Leave the pictures out. Return all other data exactly.

__MATERIAL__:
______

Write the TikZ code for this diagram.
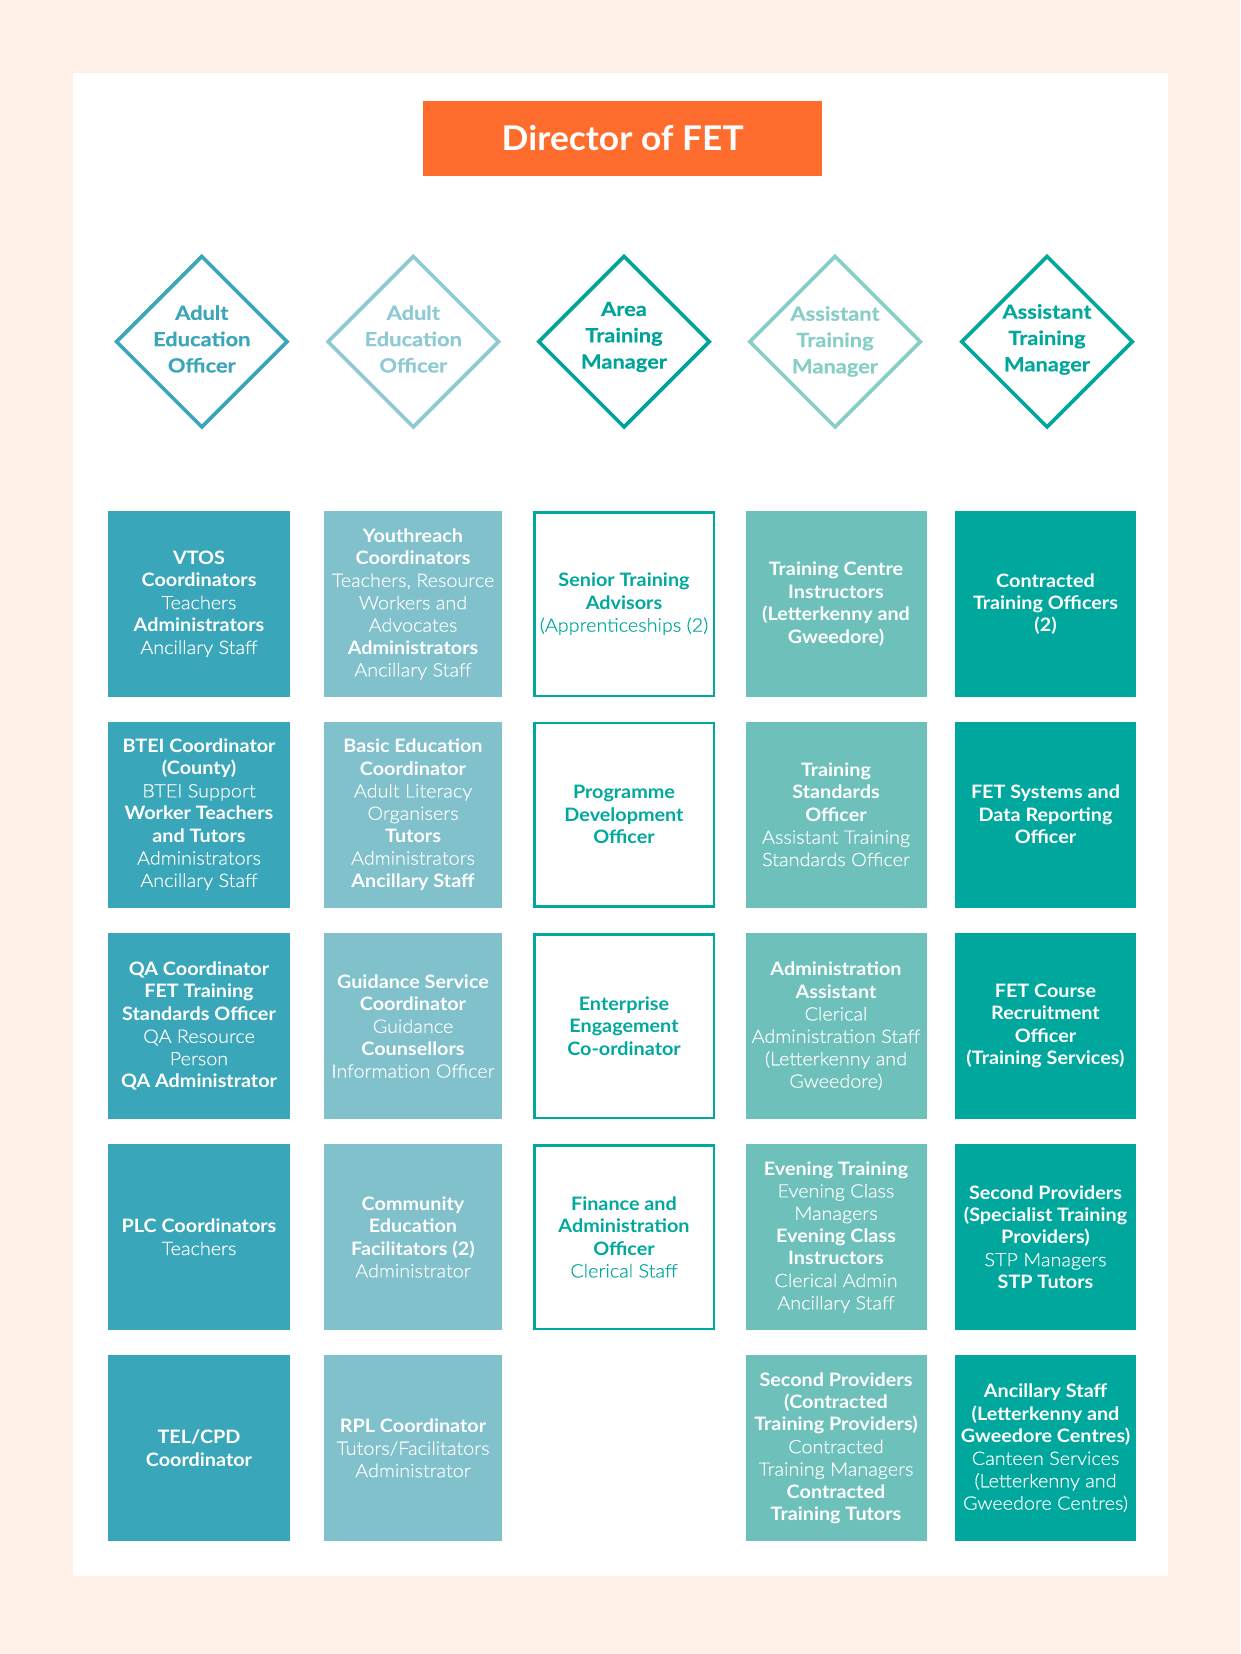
\documentclass[tikz,border=0pt]{standalone}
\usepackage{fontspec}
\setmainfont{Lato}
\newfontfamily\lightf{Lato Light}[FakeStretch=1.07,FakeBold=0.3]
\newfontfamily\boldf{Lato Bold}[FakeStretch=1.07]
\newfontfamily\diaf{Lato Bold}[FakeStretch=1.12,FakeBold=0.4]
\newfontfamily\headf{Lato Bold}[FakeStretch=1.04]
\usetikzlibrary{shapes.geometric}
\definecolor{bgc}{RGB}{254,240,231}
\definecolor{orangec}{RGB}{255,109,46}
\definecolor{cone}{RGB}{58,166,185}
\definecolor{ctwo}{RGB}{128,193,204}
\definecolor{cthree}{RGB}{0,168,157}
\definecolor{cfour}{RGB}{110,193,186}
\definecolor{cfive}{RGB}{0,167,157}
\definecolor{dtwo}{RGB}{141,202,212}
\definecolor{dthree}{RGB}{0,163,154}
\definecolor{dfour}{RGB}{134,206,198}
\newcommand{\Bf}[1]{{\boldf #1}}
\newcommand{\Lf}[1]{{\lightf #1}}
\tikzset{
  box/.style={rectangle, inner sep=0pt, minimum height=186pt, align=center,
    font=\fontsize{18.5}{22.4}\selectfont, text=white},
  colone/.style={box, fill=cone, minimum width=182pt},
  coltwo/.style={box, fill=ctwo, minimum width=178pt},
  colthree/.style={box, fill=white, draw=cthree, line width=2.5pt, minimum width=179.5pt, minimum height=183.5pt, text=cthree},
  colfour/.style={box, fill=cfour, minimum width=181pt},
  colfive/.style={box, fill=cfive, minimum width=181pt},
  dia/.style={diamond, aspect=1, inner sep=0pt, minimum width=172pt, minimum height=172pt, line width=3.6pt, fill=white},
  diatext/.style={align=center, inner sep=0pt, font=\diaf\fontsize{19.5}{26.3}\selectfont},
  head/.style={rectangle, fill=orangec, inner sep=0pt, minimum width=399.5pt, minimum height=75pt,
    text=white, font=\headf\fontsize{34}{40}\selectfont}
}
\begin{document}
\begin{tikzpicture}[x=1pt,y=-1pt]
\useasboundingbox (0,0) rectangle (1240,1654);
\fill[bgc] (0,0) rectangle (1240,1654);
\fill[white] (72.8,72.7) rectangle (1168,1575.7);

\node[head] (dir) at (622.7,138.2) {Director of FET};

% diamonds
\node[dia, draw=cone] (d1) at (201.8,341.7) {};
\node[dia, draw=dtwo] (d2) at (413.3,341.7) {};
\node[dia, draw=dthree] (d3) at (624,341.7) {};
\node[dia, draw=dfour] (d4) at (835,341.7) {};
\node[dia, draw=cfive] (d5) at (1047,341.7) {};
\node[diatext, text=cone] (t1) at (201.8,339) {Adult\\Education\\Officer};
\node[diatext, text=dtwo] (t2) at (413.3,339) {Adult\\Education\\Officer};
\node[diatext, text=dthree] (t3) at (624,337) {Area\\Training\\Manager};
\node[diatext, text=dfour] (t4) at (835,341.5) {Assistant\\Training\\Manager};
\node[diatext, text=cfive] (t5) at (1047,339.5) {Assistant\\Training\\Manager};

% column 1
\node[colone] (a1) at (199,604) {\Bf{VTOS}\\\Bf{Coordinators}\\\Lf{Teachers}\\\Bf{Administrators}\\\Lf{Ancillary Staff}};
\node[colone] (a2) at (199,814.5) {\Bf{BTEI Coordinator}\\\Bf{(County)}\\\Lf{BTEI Support}\\\Bf{Worker Teachers}\\\Bf{and Tutors}\\\Lf{Administrators}\\\Lf{Ancillary Staff}};
\node[colone] (a3) at (199,1026) {\Bf{QA Coordinator}\\\Bf{FET Training}\\\Bf{Standards Officer}\\\Lf{QA Resource}\\\Lf{Person}\\\Bf{QA Administrator}};
\node[colone] (a4) at (199,1237) {\Bf{PLC Coordinators}\\\Lf{Teachers}};
\node[colone] (a5) at (199,1448) {\Bf{TEL/CPD}\\\Bf{Coordinator}};

% column 2
\node[coltwo] (b1) at (413,604) {\Bf{Youthreach}\\\Bf{Coordinators}\\\Lf{Teachers, Resource}\\\Lf{Workers and}\\\Lf{Advocates}\\\Bf{Administrators}\\\Lf{Ancillary Staff}};
\node[coltwo] (b2) at (413,814.5) {\Bf{Basic Education}\\\Bf{Coordinator}\\\Lf{Adult Literacy}\\\Lf{Organisers}\\\Bf{Tutors}\\\Lf{Administrators}\\\Bf{Ancillary Staff}};
\node[coltwo] (b3) at (413,1026) {\Bf{Guidance Service}\\\Bf{Coordinator}\\\Lf{Guidance}\\\Bf{Counsellors}\\\Lf{Information Officer}};
\node[coltwo] (b4) at (413,1237) {\Bf{Community}\\\Bf{Education}\\\Bf{Facilitators (2)}\\\Lf{Administrator}};
\node[coltwo] (b5) at (413,1448) {\Bf{RPL Coordinator}\\\Lf{Tutors/Facilitators}\\\Lf{Administrator}};

% column 3
\node[colthree] (c1) at (624,604) {\Bf{Senior Training}\\\Bf{Advisors}\\\Lf{(Apprenticeships (2)}};
\node[colthree] (c2) at (624,814.5) {\Bf{Programme}\\\Bf{Development}\\\Bf{Officer}};
\node[colthree] (c3) at (624,1026) {\Bf{Enterprise}\\\Bf{Engagement}\\\Bf{Co-ordinator}};
\node[colthree] (c4) at (624,1237) {\Bf{Finance and}\\\Bf{Administration}\\\Bf{Officer}\\\Lf{Clerical Staff}};

% column 4
\node[colfour] (e1) at (836,604) {\Bf{Training Centre}\\\Bf{Instructors}\\\Bf{(Letterkenny and}\\\Bf{Gweedore)}};
\node[colfour] (e2) at (836,814.5) {\Bf{Training}\\\Bf{Standards}\\\Bf{Officer}\\\Lf{Assistant Training}\\\Lf{Standards Officer}};
\node[colfour] (e3) at (836,1026) {\Bf{Administration}\\\Bf{Assistant}\\\Lf{Clerical}\\\Lf{Administration Staff}\\\Lf{(Letterkenny and}\\\Lf{Gweedore)}};
\node[colfour] (e4) at (836,1237) {\Bf{Evening Training}\\\Lf{Evening Class}\\\Lf{Managers}\\\Bf{Evening Class}\\\Bf{Instructors}\\\Lf{Clerical Admin}\\\Lf{Ancillary Staff}};
\node[colfour] (e5) at (836,1448) {\Bf{Second Providers}\\\Bf{(Contracted}\\\Bf{Training Providers)}\\\Lf{Contracted}\\\Lf{Training Managers}\\\Bf{Contracted}\\\Bf{Training Tutors}};

% column 5
\node[colfive] (f1) at (1045.5,604) {\Bf{Contracted}\\\Bf{Training Officers}\\\Bf{(2)}};
\node[colfive] (f2) at (1045.5,814.5) {\Bf{FET Systems and}\\\Bf{Data Reporting}\\\Bf{Officer}};
\node[colfive] (f3) at (1045.5,1026) {\Bf{FET Course}\\\Bf{Recruitment}\\\Bf{Officer}\\\Bf{(Training Services)}};
\node[colfive] (f4) at (1045.5,1237) {\Bf{Second Providers}\\\Bf{(Specialist Training}\\\Bf{Providers)}\\\Lf{STP Managers}\\\Bf{STP Tutors}};
\node[colfive] (f5) at (1045.5,1448) {\Bf{Ancillary Staff}\\\Bf{(Letterkenny and}\\\Bf{Gweedore Centres)}\\\Lf{Canteen Services}\\\Lf{(Letterkenny and}\\\Lf{Gweedore Centres)}};
\end{tikzpicture}
\end{document}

______

__THE OUTPUT__:
Write the TikZ code for this diagram.
\documentclass[tikz,border=0pt]{standalone}
\usepackage{fontspec}
\setmainfont{Lato}
\newfontfamily\lightf{Lato Light}[FakeStretch=1.07,FakeBold=0.3]
\newfontfamily\boldf{Lato Bold}[FakeStretch=1.07]
\newfontfamily\diaf{Lato Bold}[FakeStretch=1.12,FakeBold=0.4]
\newfontfamily\headf{Lato Bold}[FakeStretch=1.04]
\usetikzlibrary{shapes.geometric}
\definecolor{bgc}{RGB}{254,240,231}
\definecolor{orangec}{RGB}{255,109,46}
\definecolor{cone}{RGB}{58,166,185}
\definecolor{ctwo}{RGB}{128,193,204}
\definecolor{cthree}{RGB}{0,168,157}
\definecolor{cfour}{RGB}{110,193,186}
\definecolor{cfive}{RGB}{0,167,157}
\definecolor{dtwo}{RGB}{141,202,212}
\definecolor{dthree}{RGB}{0,163,154}
\definecolor{dfour}{RGB}{134,206,198}
\newcommand{\Bf}[1]{{\boldf #1}}
\newcommand{\Lf}[1]{{\lightf #1}}
\tikzset{
  box/.style={rectangle, inner sep=0pt, minimum height=186pt, align=center,
    font=\fontsize{18.5}{22.4}\selectfont, text=white},
  colone/.style={box, fill=cone, minimum width=182pt},
  coltwo/.style={box, fill=ctwo, minimum width=178pt},
  colthree/.style={box, fill=white, draw=cthree, line width=2.5pt, minimum width=179.5pt, minimum height=183.5pt, text=cthree},
  colfour/.style={box, fill=cfour, minimum width=181pt},
  colfive/.style={box, fill=cfive, minimum width=181pt},
  dia/.style={diamond, aspect=1, inner sep=0pt, minimum width=172pt, minimum height=172pt, line width=3.6pt, fill=white},
  diatext/.style={align=center, inner sep=0pt, font=\diaf\fontsize{19.5}{26.3}\selectfont},
  head/.style={rectangle, fill=orangec, inner sep=0pt, minimum width=399.5pt, minimum height=75pt,
    text=white, font=\headf\fontsize{34}{40}\selectfont}
}
\begin{document}
\begin{tikzpicture}[x=1pt,y=-1pt]
\useasboundingbox (0,0) rectangle (1240,1654);
\fill[bgc] (0,0) rectangle (1240,1654);
\fill[white] (72.8,72.7) rectangle (1168,1575.7);

\node[head] (dir) at (622.7,138.2) {Director of FET};

% diamonds
\node[dia, draw=cone] (d1) at (201.8,341.7) {};
\node[dia, draw=dtwo] (d2) at (413.3,341.7) {};
\node[dia, draw=dthree] (d3) at (624,341.7) {};
\node[dia, draw=dfour] (d4) at (835,341.7) {};
\node[dia, draw=cfive] (d5) at (1047,341.7) {};
\node[diatext, text=cone] (t1) at (201.8,339) {Adult\\Education\\Officer};
\node[diatext, text=dtwo] (t2) at (413.3,339) {Adult\\Education\\Officer};
\node[diatext, text=dthree] (t3) at (624,337) {Area\\Training\\Manager};
\node[diatext, text=dfour] (t4) at (835,341.5) {Assistant\\Training\\Manager};
\node[diatext, text=cfive] (t5) at (1047,339.5) {Assistant\\Training\\Manager};

% column 1
\node[colone] (a1) at (199,604) {\Bf{VTOS}\\\Bf{Coordinators}\\\Lf{Teachers}\\\Bf{Administrators}\\\Lf{Ancillary Staff}};
\node[colone] (a2) at (199,814.5) {\Bf{BTEI Coordinator}\\\Bf{(County)}\\\Lf{BTEI Support}\\\Bf{Worker Teachers}\\\Bf{and Tutors}\\\Lf{Administrators}\\\Lf{Ancillary Staff}};
\node[colone] (a3) at (199,1026) {\Bf{QA Coordinator}\\\Bf{FET Training}\\\Bf{Standards Officer}\\\Lf{QA Resource}\\\Lf{Person}\\\Bf{QA Administrator}};
\node[colone] (a4) at (199,1237) {\Bf{PLC Coordinators}\\\Lf{Teachers}};
\node[colone] (a5) at (199,1448) {\Bf{TEL/CPD}\\\Bf{Coordinator}};

% column 2
\node[coltwo] (b1) at (413,604) {\Bf{Youthreach}\\\Bf{Coordinators}\\\Lf{Teachers, Resource}\\\Lf{Workers and}\\\Lf{Advocates}\\\Bf{Administrators}\\\Lf{Ancillary Staff}};
\node[coltwo] (b2) at (413,814.5) {\Bf{Basic Education}\\\Bf{Coordinator}\\\Lf{Adult Literacy}\\\Lf{Organisers}\\\Bf{Tutors}\\\Lf{Administrators}\\\Bf{Ancillary Staff}};
\node[coltwo] (b3) at (413,1026) {\Bf{Guidance Service}\\\Bf{Coordinator}\\\Lf{Guidance}\\\Bf{Counsellors}\\\Lf{Information Officer}};
\node[coltwo] (b4) at (413,1237) {\Bf{Community}\\\Bf{Education}\\\Bf{Facilitators (2)}\\\Lf{Administrator}};
\node[coltwo] (b5) at (413,1448) {\Bf{RPL Coordinator}\\\Lf{Tutors/Facilitators}\\\Lf{Administrator}};

% column 3
\node[colthree] (c1) at (624,604) {\Bf{Senior Training}\\\Bf{Advisors}\\\Lf{(Apprenticeships (2)}};
\node[colthree] (c2) at (624,814.5) {\Bf{Programme}\\\Bf{Development}\\\Bf{Officer}};
\node[colthree] (c3) at (624,1026) {\Bf{Enterprise}\\\Bf{Engagement}\\\Bf{Co-ordinator}};
\node[colthree] (c4) at (624,1237) {\Bf{Finance and}\\\Bf{Administration}\\\Bf{Officer}\\\Lf{Clerical Staff}};

% column 4
\node[colfour] (e1) at (836,604) {\Bf{Training Centre}\\\Bf{Instructors}\\\Bf{(Letterkenny and}\\\Bf{Gweedore)}};
\node[colfour] (e2) at (836,814.5) {\Bf{Training}\\\Bf{Standards}\\\Bf{Officer}\\\Lf{Assistant Training}\\\Lf{Standards Officer}};
\node[colfour] (e3) at (836,1026) {\Bf{Administration}\\\Bf{Assistant}\\\Lf{Clerical}\\\Lf{Administration Staff}\\\Lf{(Letterkenny and}\\\Lf{Gweedore)}};
\node[colfour] (e4) at (836,1237) {\Bf{Evening Training}\\\Lf{Evening Class}\\\Lf{Managers}\\\Bf{Evening Class}\\\Bf{Instructors}\\\Lf{Clerical Admin}\\\Lf{Ancillary Staff}};
\node[colfour] (e5) at (836,1448) {\Bf{Second Providers}\\\Bf{(Contracted}\\\Bf{Training Providers)}\\\Lf{Contracted}\\\Lf{Training Managers}\\\Bf{Contracted}\\\Bf{Training Tutors}};

% column 5
\node[colfive] (f1) at (1045.5,604) {\Bf{Contracted}\\\Bf{Training Officers}\\\Bf{(2)}};
\node[colfive] (f2) at (1045.5,814.5) {\Bf{FET Systems and}\\\Bf{Data Reporting}\\\Bf{Officer}};
\node[colfive] (f3) at (1045.5,1026) {\Bf{FET Course}\\\Bf{Recruitment}\\\Bf{Officer}\\\Bf{(Training Services)}};
\node[colfive] (f4) at (1045.5,1237) {\Bf{Second Providers}\\\Bf{(Specialist Training}\\\Bf{Providers)}\\\Lf{STP Managers}\\\Bf{STP Tutors}};
\node[colfive] (f5) at (1045.5,1448) {\Bf{Ancillary Staff}\\\Bf{(Letterkenny and}\\\Bf{Gweedore Centres)}\\\Lf{Canteen Services}\\\Lf{(Letterkenny and}\\\Lf{Gweedore Centres)}};
\end{tikzpicture}
\end{document}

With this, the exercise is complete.